The Bolivian prosecutor's office said on Friday it had filed charges of "genocide" and other crimes against former acting president Jeanine Anez, over the death of 20 opposition protesters in 2019.

Attorney General Juan Lanchipa said he had presented documents "against citizen Jeanine Anez" before the country's Supreme Court of Justice, including charges for "genocide," which carries a sentence of 10 to 20 years in prison, according to the Bolivian penal code.

The conservative Anez came to power in November 2019 after her predecessor and rival, former president Evo Morales, resigned following weeks of protests over his controversial re-election to an unconstitutional fourth term.

He fled the country after an election audit by the Organization of American States (OAS) found evidence of fraud.

After the election, at least 37 people died in violence that flared between supporters and opponents of Morales, as well as between protesters and the security forces.

Most of the deaths came in clashes between Morales supporters and security forces after the socialist leader's flight.

The specific accusation against Anez relates to two incidents in November 2019 in which a total 22 people died. A report released by the OAS on Tuesday described those incidents as "massacres."

Lanchipa said they had been "provisionally classified as genocide, serious and minor injury and injury followed by death."

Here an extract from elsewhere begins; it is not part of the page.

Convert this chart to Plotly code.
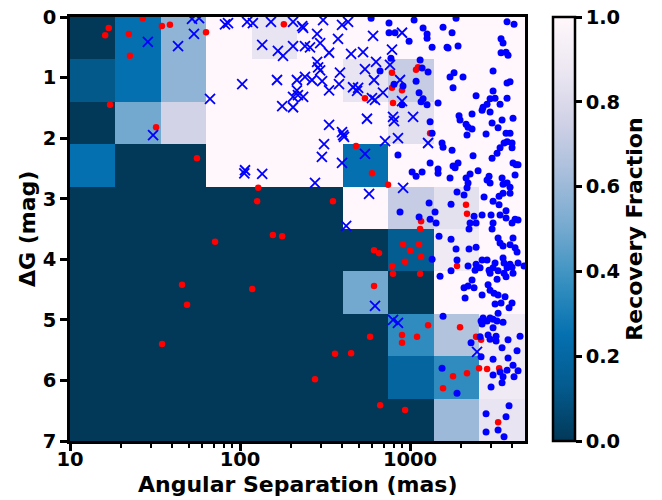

Bolivia's opposition has decried the lack of separation of powers in the country, saying the courts, electoral body and pubic prosecutor's office are all loyal to leftist President Luis Arce, who is also a member of Morales's Movement for Socialism (MAS).

"First of all, we need to reform the judiciary because it is not independent or autonomous," said centrist lawmaker Alejandro Reyes.

Former interim Bolivian president Jeanine Anez speaks with her lawyers in March 2021 from a prison cell after being arrested in La Paz
Former interim Bolivian president Jeanine Anez speaks with her lawyers in March 2021 from a prison cell after being arrested in La Paz AFP / LUIS GANDARILLAS

"As long as there is no judicial reform, we cannot do anything."

However, the case is unlikely to go to court, as for that to happen, the supreme court must ask congress for authorization to hold Anez responsible for what happened.

Authorization could only be given by a two-thirds majority, and although MAS controls congress, it does not enjoy a sufficiently large majority.

While MAS lost the presidency for a year to Anez, it never gave up control of congress.

After Morales resigned, Anez was the most senior parliamentarian left and was sworn in by congress as interim president, despite the lack of a quorum, with MAS legislators boycotting the session.

MAS cried foul and accused the interim government of having pulled off a coup.

Under Anez's administration, Bolivia held peaceful, transparent elections in October 2020 in which Morales's protege Arce stormed to a landslide victory.

He subsequently vowed to go after those he accused of staging a coup.

Anez was arrested in March 2021 on accusations of leading a coup against Morales. She also faces other charges of terrorism, sedition and conspiracy. She has remained in pre-trial detention since then.

Her detention elicited widespread international condemnation.